--- Start RECORDS PROVIDED ---

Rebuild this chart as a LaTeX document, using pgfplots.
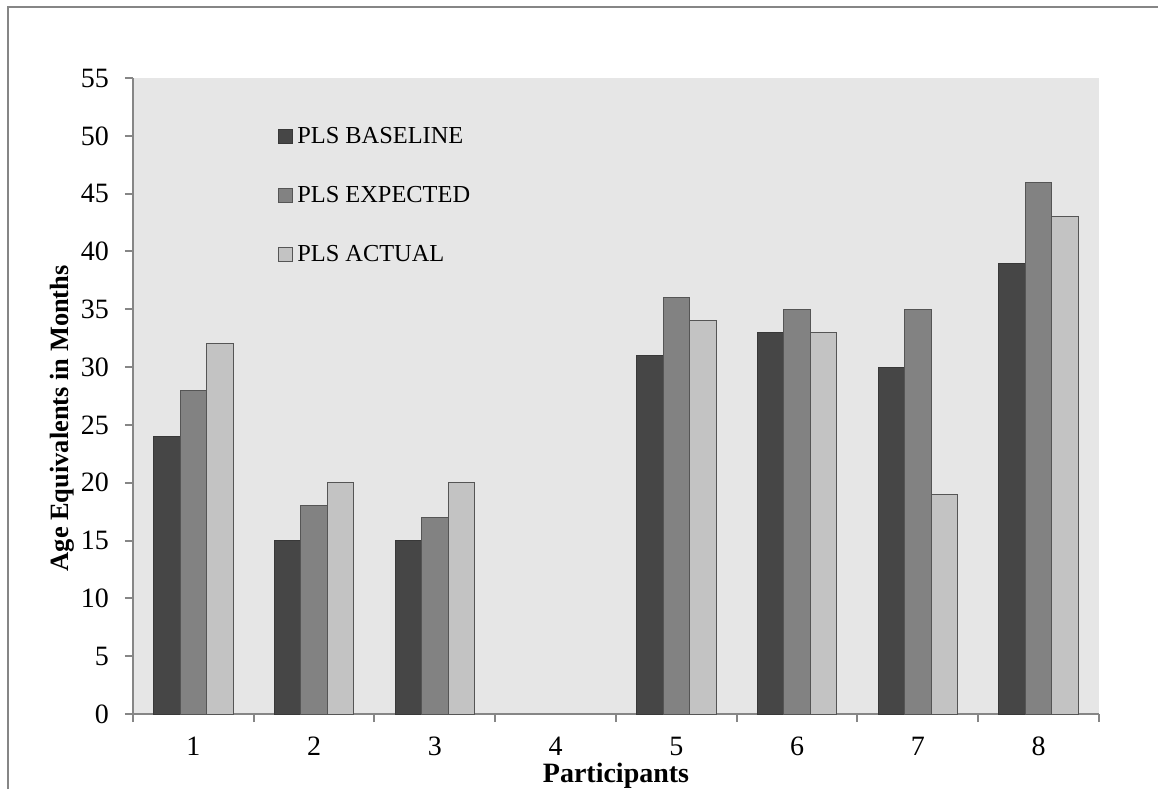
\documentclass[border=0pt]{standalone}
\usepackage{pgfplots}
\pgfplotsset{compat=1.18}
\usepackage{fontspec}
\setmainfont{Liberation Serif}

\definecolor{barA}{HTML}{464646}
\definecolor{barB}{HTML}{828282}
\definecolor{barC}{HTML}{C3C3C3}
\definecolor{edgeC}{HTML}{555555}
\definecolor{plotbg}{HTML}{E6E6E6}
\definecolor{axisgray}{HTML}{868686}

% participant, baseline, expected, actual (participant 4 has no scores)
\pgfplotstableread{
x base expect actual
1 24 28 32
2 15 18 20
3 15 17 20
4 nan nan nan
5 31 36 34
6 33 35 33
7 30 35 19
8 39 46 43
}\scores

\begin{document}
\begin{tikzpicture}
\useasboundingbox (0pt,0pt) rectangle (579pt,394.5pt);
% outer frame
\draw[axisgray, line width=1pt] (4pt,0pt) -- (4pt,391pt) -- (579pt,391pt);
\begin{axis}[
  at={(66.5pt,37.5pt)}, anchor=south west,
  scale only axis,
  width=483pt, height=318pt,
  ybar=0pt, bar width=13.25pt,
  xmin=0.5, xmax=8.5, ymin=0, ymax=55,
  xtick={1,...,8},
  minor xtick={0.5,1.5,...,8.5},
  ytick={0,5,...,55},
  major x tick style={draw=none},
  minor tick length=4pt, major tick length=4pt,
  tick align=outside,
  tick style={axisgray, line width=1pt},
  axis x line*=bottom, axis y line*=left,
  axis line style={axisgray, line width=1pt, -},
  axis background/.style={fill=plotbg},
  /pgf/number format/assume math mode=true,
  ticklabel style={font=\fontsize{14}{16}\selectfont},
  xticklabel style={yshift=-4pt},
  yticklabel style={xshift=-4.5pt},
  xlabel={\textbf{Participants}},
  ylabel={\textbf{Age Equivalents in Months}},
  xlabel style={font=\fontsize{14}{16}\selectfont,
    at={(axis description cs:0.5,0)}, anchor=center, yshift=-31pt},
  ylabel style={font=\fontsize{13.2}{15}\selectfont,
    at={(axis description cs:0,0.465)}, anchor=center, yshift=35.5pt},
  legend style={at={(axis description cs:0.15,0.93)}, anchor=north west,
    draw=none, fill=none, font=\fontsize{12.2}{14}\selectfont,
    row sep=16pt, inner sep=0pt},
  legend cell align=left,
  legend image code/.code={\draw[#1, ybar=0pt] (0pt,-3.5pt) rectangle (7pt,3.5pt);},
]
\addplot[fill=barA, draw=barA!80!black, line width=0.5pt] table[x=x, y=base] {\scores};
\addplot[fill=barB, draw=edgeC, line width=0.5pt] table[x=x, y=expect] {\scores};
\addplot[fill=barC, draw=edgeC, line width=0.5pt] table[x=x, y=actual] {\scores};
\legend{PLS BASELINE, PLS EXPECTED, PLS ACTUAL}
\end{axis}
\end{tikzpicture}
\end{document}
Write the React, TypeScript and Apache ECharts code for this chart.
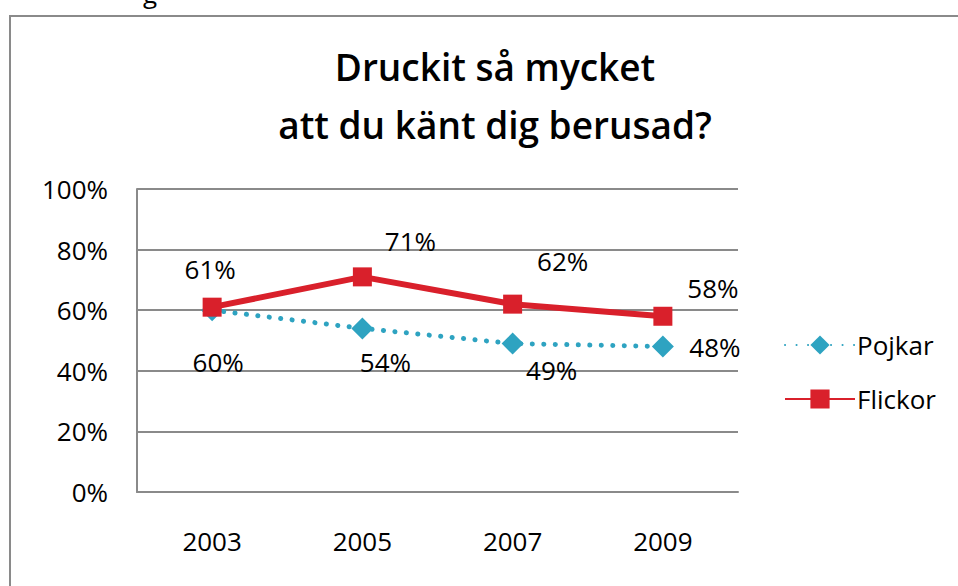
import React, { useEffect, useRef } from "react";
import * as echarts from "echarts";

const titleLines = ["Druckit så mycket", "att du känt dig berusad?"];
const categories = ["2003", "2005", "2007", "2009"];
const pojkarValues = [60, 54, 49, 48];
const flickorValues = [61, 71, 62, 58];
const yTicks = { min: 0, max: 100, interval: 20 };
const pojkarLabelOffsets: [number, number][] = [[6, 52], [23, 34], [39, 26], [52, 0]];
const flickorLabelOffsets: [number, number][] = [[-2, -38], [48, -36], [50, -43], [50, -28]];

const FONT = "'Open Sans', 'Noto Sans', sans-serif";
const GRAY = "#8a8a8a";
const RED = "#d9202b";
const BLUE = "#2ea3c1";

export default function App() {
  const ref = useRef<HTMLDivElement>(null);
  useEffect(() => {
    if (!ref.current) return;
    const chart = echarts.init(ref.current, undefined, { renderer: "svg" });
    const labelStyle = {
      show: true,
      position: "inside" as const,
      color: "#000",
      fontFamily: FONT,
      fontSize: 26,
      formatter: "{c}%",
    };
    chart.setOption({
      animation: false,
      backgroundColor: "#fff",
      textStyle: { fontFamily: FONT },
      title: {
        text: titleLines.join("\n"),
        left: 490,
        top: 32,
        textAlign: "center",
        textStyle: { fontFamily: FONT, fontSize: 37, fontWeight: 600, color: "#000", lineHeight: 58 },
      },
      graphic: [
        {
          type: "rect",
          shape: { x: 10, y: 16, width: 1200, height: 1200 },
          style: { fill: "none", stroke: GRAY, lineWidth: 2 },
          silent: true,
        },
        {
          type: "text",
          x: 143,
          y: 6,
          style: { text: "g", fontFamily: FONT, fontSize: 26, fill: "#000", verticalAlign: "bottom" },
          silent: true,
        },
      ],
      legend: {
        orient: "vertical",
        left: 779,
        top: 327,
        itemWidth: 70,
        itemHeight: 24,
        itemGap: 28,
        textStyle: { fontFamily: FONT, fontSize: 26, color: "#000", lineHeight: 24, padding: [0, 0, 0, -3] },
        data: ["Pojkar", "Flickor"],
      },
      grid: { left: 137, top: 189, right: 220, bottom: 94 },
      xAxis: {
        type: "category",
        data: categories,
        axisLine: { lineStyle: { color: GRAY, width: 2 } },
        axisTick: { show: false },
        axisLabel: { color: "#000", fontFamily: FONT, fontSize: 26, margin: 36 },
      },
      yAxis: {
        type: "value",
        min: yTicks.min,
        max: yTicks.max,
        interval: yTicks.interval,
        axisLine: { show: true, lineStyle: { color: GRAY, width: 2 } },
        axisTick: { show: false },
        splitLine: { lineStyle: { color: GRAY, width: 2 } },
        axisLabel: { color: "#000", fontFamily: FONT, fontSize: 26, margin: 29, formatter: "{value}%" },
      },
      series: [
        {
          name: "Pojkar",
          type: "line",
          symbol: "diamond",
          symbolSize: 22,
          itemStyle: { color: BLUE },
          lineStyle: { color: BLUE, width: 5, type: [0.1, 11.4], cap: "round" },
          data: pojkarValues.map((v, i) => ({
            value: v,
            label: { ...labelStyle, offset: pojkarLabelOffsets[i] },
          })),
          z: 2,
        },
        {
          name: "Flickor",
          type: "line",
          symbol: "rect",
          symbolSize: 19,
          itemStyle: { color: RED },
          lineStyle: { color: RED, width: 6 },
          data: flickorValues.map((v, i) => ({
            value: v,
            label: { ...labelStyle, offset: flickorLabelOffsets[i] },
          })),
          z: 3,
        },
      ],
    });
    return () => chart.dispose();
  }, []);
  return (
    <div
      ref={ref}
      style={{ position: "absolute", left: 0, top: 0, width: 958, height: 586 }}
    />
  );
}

--- End RECORDS PROVIDED ---

Retype the records exactly. Any image in them should not appear in what you write.

Rebuild this chart as a LaTeX document, using pgfplots.
\documentclass[border=0pt]{standalone}
\usepackage{pgfplots}
\pgfplotsset{compat=1.18}
\usepackage{fontspec}
\setmainfont{Liberation Serif}

\definecolor{barA}{HTML}{464646}
\definecolor{barB}{HTML}{828282}
\definecolor{barC}{HTML}{C3C3C3}
\definecolor{edgeC}{HTML}{555555}
\definecolor{plotbg}{HTML}{E6E6E6}
\definecolor{axisgray}{HTML}{868686}

% participant, baseline, expected, actual (participant 4 has no scores)
\pgfplotstableread{
x base expect actual
1 24 28 32
2 15 18 20
3 15 17 20
4 nan nan nan
5 31 36 34
6 33 35 33
7 30 35 19
8 39 46 43
}\scores

\begin{document}
\begin{tikzpicture}
\useasboundingbox (0pt,0pt) rectangle (579pt,394.5pt);
% outer frame
\draw[axisgray, line width=1pt] (4pt,0pt) -- (4pt,391pt) -- (579pt,391pt);
\begin{axis}[
  at={(66.5pt,37.5pt)}, anchor=south west,
  scale only axis,
  width=483pt, height=318pt,
  ybar=0pt, bar width=13.25pt,
  xmin=0.5, xmax=8.5, ymin=0, ymax=55,
  xtick={1,...,8},
  minor xtick={0.5,1.5,...,8.5},
  ytick={0,5,...,55},
  major x tick style={draw=none},
  minor tick length=4pt, major tick length=4pt,
  tick align=outside,
  tick style={axisgray, line width=1pt},
  axis x line*=bottom, axis y line*=left,
  axis line style={axisgray, line width=1pt, -},
  axis background/.style={fill=plotbg},
  /pgf/number format/assume math mode=true,
  ticklabel style={font=\fontsize{14}{16}\selectfont},
  xticklabel style={yshift=-4pt},
  yticklabel style={xshift=-4.5pt},
  xlabel={\textbf{Participants}},
  ylabel={\textbf{Age Equivalents in Months}},
  xlabel style={font=\fontsize{14}{16}\selectfont,
    at={(axis description cs:0.5,0)}, anchor=center, yshift=-31pt},
  ylabel style={font=\fontsize{13.2}{15}\selectfont,
    at={(axis description cs:0,0.465)}, anchor=center, yshift=35.5pt},
  legend style={at={(axis description cs:0.15,0.93)}, anchor=north west,
    draw=none, fill=none, font=\fontsize{12.2}{14}\selectfont,
    row sep=16pt, inner sep=0pt},
  legend cell align=left,
  legend image code/.code={\draw[#1, ybar=0pt] (0pt,-3.5pt) rectangle (7pt,3.5pt);},
]
\addplot[fill=barA, draw=barA!80!black, line width=0.5pt] table[x=x, y=base] {\scores};
\addplot[fill=barB, draw=edgeC, line width=0.5pt] table[x=x, y=expect] {\scores};
\addplot[fill=barC, draw=edgeC, line width=0.5pt] table[x=x, y=actual] {\scores};
\legend{PLS BASELINE, PLS EXPECTED, PLS ACTUAL}
\end{axis}
\end{tikzpicture}
\end{document}
Write the React, TypeScript and Apache ECharts code for this chart.
import React, { useEffect, useRef } from "react";
import * as echarts from "echarts";

const titleLines = ["Druckit så mycket", "att du känt dig berusad?"];
const categories = ["2003", "2005", "2007", "2009"];
const pojkarValues = [60, 54, 49, 48];
const flickorValues = [61, 71, 62, 58];
const yTicks = { min: 0, max: 100, interval: 20 };
const pojkarLabelOffsets: [number, number][] = [[6, 52], [23, 34], [39, 26], [52, 0]];
const flickorLabelOffsets: [number, number][] = [[-2, -38], [48, -36], [50, -43], [50, -28]];

const FONT = "'Open Sans', 'Noto Sans', sans-serif";
const GRAY = "#8a8a8a";
const RED = "#d9202b";
const BLUE = "#2ea3c1";

export default function App() {
  const ref = useRef<HTMLDivElement>(null);
  useEffect(() => {
    if (!ref.current) return;
    const chart = echarts.init(ref.current, undefined, { renderer: "svg" });
    const labelStyle = {
      show: true,
      position: "inside" as const,
      color: "#000",
      fontFamily: FONT,
      fontSize: 26,
      formatter: "{c}%",
    };
    chart.setOption({
      animation: false,
      backgroundColor: "#fff",
      textStyle: { fontFamily: FONT },
      title: {
        text: titleLines.join("\n"),
        left: 490,
        top: 32,
        textAlign: "center",
        textStyle: { fontFamily: FONT, fontSize: 37, fontWeight: 600, color: "#000", lineHeight: 58 },
      },
      graphic: [
        {
          type: "rect",
          shape: { x: 10, y: 16, width: 1200, height: 1200 },
          style: { fill: "none", stroke: GRAY, lineWidth: 2 },
          silent: true,
        },
        {
          type: "text",
          x: 143,
          y: 6,
          style: { text: "g", fontFamily: FONT, fontSize: 26, fill: "#000", verticalAlign: "bottom" },
          silent: true,
        },
      ],
      legend: {
        orient: "vertical",
        left: 779,
        top: 327,
        itemWidth: 70,
        itemHeight: 24,
        itemGap: 28,
        textStyle: { fontFamily: FONT, fontSize: 26, color: "#000", lineHeight: 24, padding: [0, 0, 0, -3] },
        data: ["Pojkar", "Flickor"],
      },
      grid: { left: 137, top: 189, right: 220, bottom: 94 },
      xAxis: {
        type: "category",
        data: categories,
        axisLine: { lineStyle: { color: GRAY, width: 2 } },
        axisTick: { show: false },
        axisLabel: { color: "#000", fontFamily: FONT, fontSize: 26, margin: 36 },
      },
      yAxis: {
        type: "value",
        min: yTicks.min,
        max: yTicks.max,
        interval: yTicks.interval,
        axisLine: { show: true, lineStyle: { color: GRAY, width: 2 } },
        axisTick: { show: false },
        splitLine: { lineStyle: { color: GRAY, width: 2 } },
        axisLabel: { color: "#000", fontFamily: FONT, fontSize: 26, margin: 29, formatter: "{value}%" },
      },
      series: [
        {
          name: "Pojkar",
          type: "line",
          symbol: "diamond",
          symbolSize: 22,
          itemStyle: { color: BLUE },
          lineStyle: { color: BLUE, width: 5, type: [0.1, 11.4], cap: "round" },
          data: pojkarValues.map((v, i) => ({
            value: v,
            label: { ...labelStyle, offset: pojkarLabelOffsets[i] },
          })),
          z: 2,
        },
        {
          name: "Flickor",
          type: "line",
          symbol: "rect",
          symbolSize: 19,
          itemStyle: { color: RED },
          lineStyle: { color: RED, width: 6 },
          data: flickorValues.map((v, i) => ({
            value: v,
            label: { ...labelStyle, offset: flickorLabelOffsets[i] },
          })),
          z: 3,
        },
      ],
    });
    return () => chart.dispose();
  }, []);
  return (
    <div
      ref={ref}
      style={{ position: "absolute", left: 0, top: 0, width: 958, height: 586 }}
    />
  );
}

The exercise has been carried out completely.